Assistant Professor vid Göteborgs universitet
Nicholas Ashton, assitant professor vid Göteborgs universitet, tilldelas ”Drottning Silvias pris till en ung alzheimerforskare”. I september 2021 fick han ta emot det prestigefulla priset på 125 000 kronor.
What originally made you interested in Alzheimer’s disease research?
I did not have a personal experience behind my initial introduction into Alzheimer’s disease research – an enthusiastic mentor who created a vibrant learning atmosphere ignited my early interest. However, after working in this field for a little over 10 years, I can now convey several hundred stories of how this disease has devastated people lives. I firmly believe that we have the means to stop Alzheimer’s disease, but the task is to diagnose people correctly and early enough before the disease takes control. The challenge presented to me and the team in recent years is “diagnose Alzheimer disease in the simplest way possible; without touching, sampling or looking at the brain” – a challenge we are close to completing.
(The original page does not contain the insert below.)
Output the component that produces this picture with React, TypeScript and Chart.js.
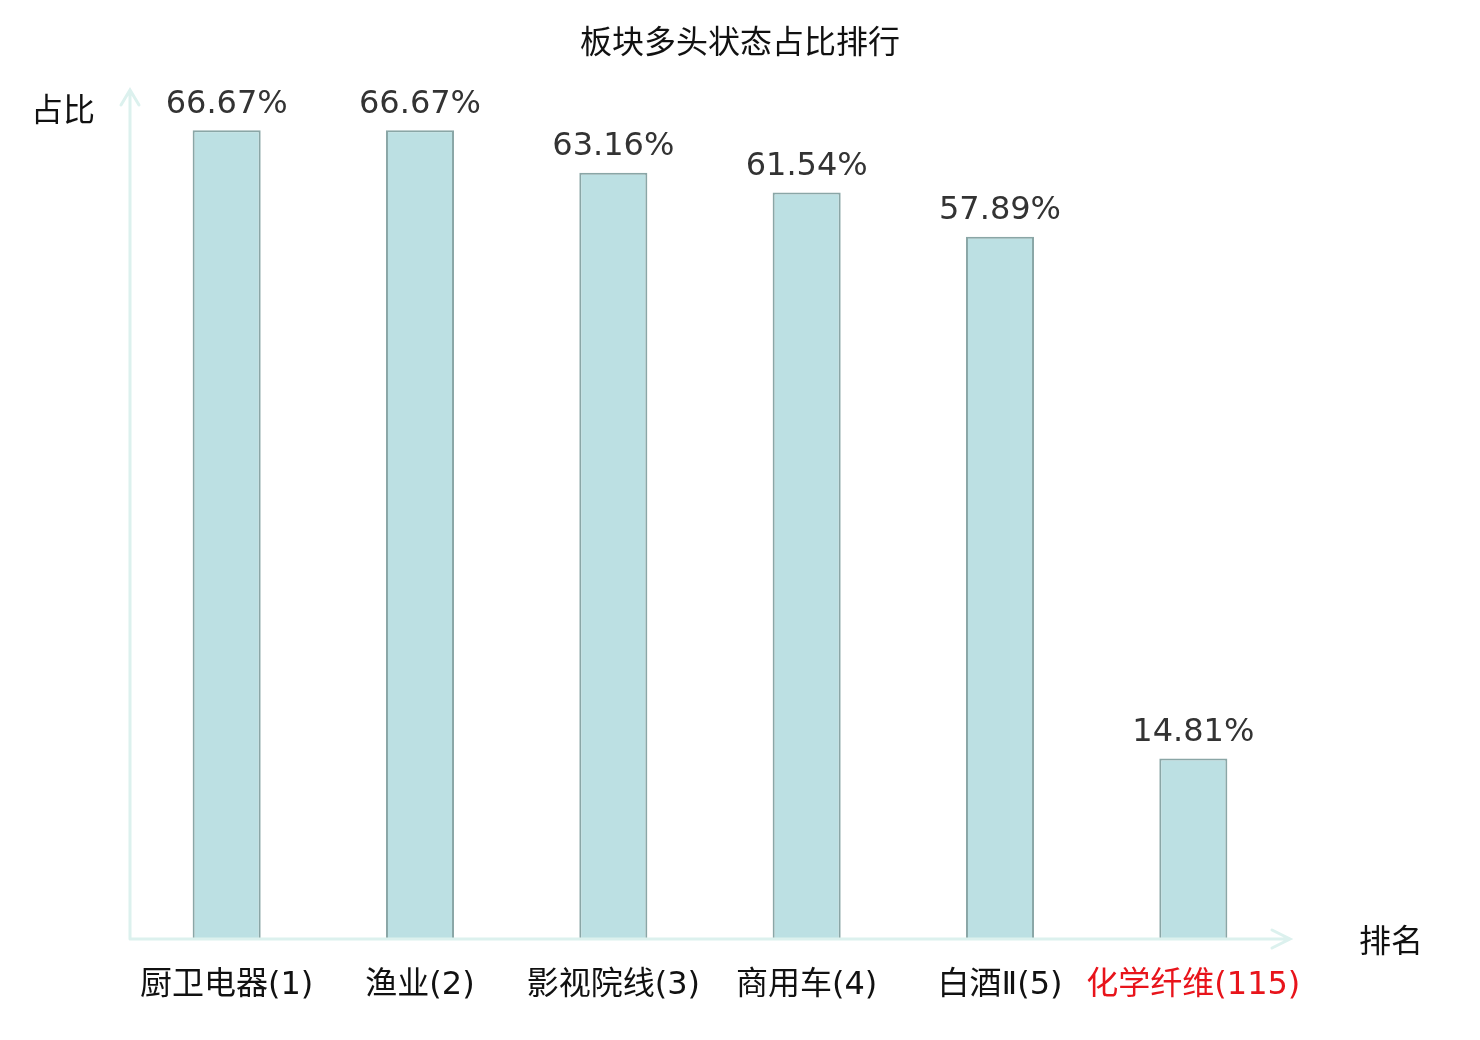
import { useEffect, useRef } from "react";
import { Chart, registerables, type Plugin } from "chart.js";

Chart.register(...registerables);

// 板块多头状态占比排行
const CATEGORIES = ["厨卫电器(1)", "渔业(2)", "影视院线(3)", "商用车(4)", "白酒Ⅱ(5)", "化学纤维(115)"];
const VALUES = [66.67, 66.67, 63.16, 61.54, 57.89, 14.81];
const HIGHLIGHT = [false, false, false, false, false, true];

const TITLE = "板块多头状态占比排行";
const Y_NAME = "占比";
const X_NAME = "排名";

const FONT = '"DejaVu Sans", "Noto Sans CJK SC", sans-serif';
const AXIS_COLOR = "#dcf1ee";

// 坐标轴、箭头、标签全部手画
const decor: Plugin<"bar"> = {
  id: "decor",
  afterDraw(chart) {
    const { ctx, chartArea, scales } = chart;
    const x = scales.x;
    const left = chartArea.left;
    const bottom = chartArea.bottom + 1;
    const top = chartArea.top;
    const right = chartArea.right;

    ctx.save();
    // 轴线
    ctx.strokeStyle = AXIS_COLOR;
    ctx.lineWidth = 3;
    ctx.lineCap = "round";
    ctx.beginPath();
    ctx.moveTo(left, bottom);
    ctx.lineTo(left, top);
    ctx.moveTo(left, bottom);
    ctx.lineTo(right, bottom);
    // 箭头
    ctx.moveTo(left - 9, top + 15);
    ctx.lineTo(left, top);
    ctx.lineTo(left + 9, top + 15);
    ctx.moveTo(right - 18, bottom - 9);
    ctx.lineTo(right, bottom);
    ctx.lineTo(right - 18, bottom + 9);
    ctx.stroke();

    // 标题与轴名
    ctx.fillStyle = "#111111";
    ctx.textBaseline = "middle";
    ctx.textAlign = "center";
    ctx.font = `32px ${FONT}`;
    ctx.fillText(TITLE, chart.width / 2, 45);
    ctx.fillText(Y_NAME, 63, 113);
    ctx.fillText(X_NAME, 1391, 944);

    // 类目标签
    CATEGORIES.forEach((c, i) => {
      ctx.fillStyle = HIGHLIGHT[i] ? "#e8141b" : "#111111";
      ctx.fillText(c, x.getPixelForValue(i), 986);
    });

    // 数值标签
    const meta = chart.getDatasetMeta(0);
    ctx.fillStyle = "#333333";
    meta.data.forEach((bar, i) => {
      ctx.fillText(VALUES[i].toFixed(2) + "%", bar.x, bar.y - 26);
    });
    ctx.restore();
  },
};

export default function App() {
  const canvasRef = useRef<HTMLCanvasElement>(null);

  useEffect(() => {
    document.body.style.margin = "0";
    const canvas = canvasRef.current;
    if (!canvas) return;
    const chart = new Chart(canvas, {
      type: "bar",
      data: {
        labels: CATEGORIES,
        datasets: [
          {
            data: VALUES,
            backgroundColor: "#bce0e3",
            borderColor: "#8aa6a6",
            borderWidth: 2,
            barPercentage: 0.352,
            categoryPercentage: 1,
          },
        ],
      },
      options: {
        responsive: false,
        animation: false,
        devicePixelRatio: 1,
        layout: { padding: { left: 130, right: 190, top: 90, bottom: 102 } },
        plugins: {
          legend: { display: false },
          tooltip: { enabled: false },
          title: { display: false },
        },
        scales: {
          x: { display: false },
          y: { display: false, min: 0, max: 70 },
        },
      },
      plugins: [decor],
    });
    return () => chart.destroy();
  }, []);

  return <canvas ref={canvasRef} width={1480} height={1040} style={{ display: "block" }} />;
}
What is the aim of your research?
The aim of my research is to provide clinicians, researchers and those testing disease-modifying drugs with an easy, widely accessible and cost-effective diagnostic test for Alzheimer’s disease. A major challenge is knowing if dementia symptoms are caused by Alzheimer’s disease or something entirely different. Knowing this is vitally important. Firstly, to provide patients and carers with a more definitive diagnosis. Secondly, to better facilitate the accurate inclusion of patients into drug trials and research that focuses on developing cures for Alzheimer’s disease.
We have made considerable progress in doing this with blood tests. Firstly with Neurofilament light (NfL) and more recently with phosphorylated tau (p-tau). Now, we are very close to having this Alzheimer’s test widely available.
The blood tests also opens up new and highly important avenues – which more invasive and costly testing (lumbar puncture and molecular imaging) cannot do. We can be more inclusive in our studies and represent more diverse populations in our investigations. In addition, we can examine Alzheimer’s disease at a very earliest stage to investigate preventative measures even before symptoms occur.
What does this award from Alzheimerfonden mean for your research?
It is a tremendous honour to receive this award and it is recognition of hard work from a large team that have developed these new blood tests.
We now know that we can detect Alzheimer’s disease in the blood, this gives us great confidence that we can develop similar tests for other types of dementia (e.g., Lewy Body Dementia, Vascular dementia) that are greatly needed. This funding, together with our previous experience and rapidly advancing technology, will accelerate this process.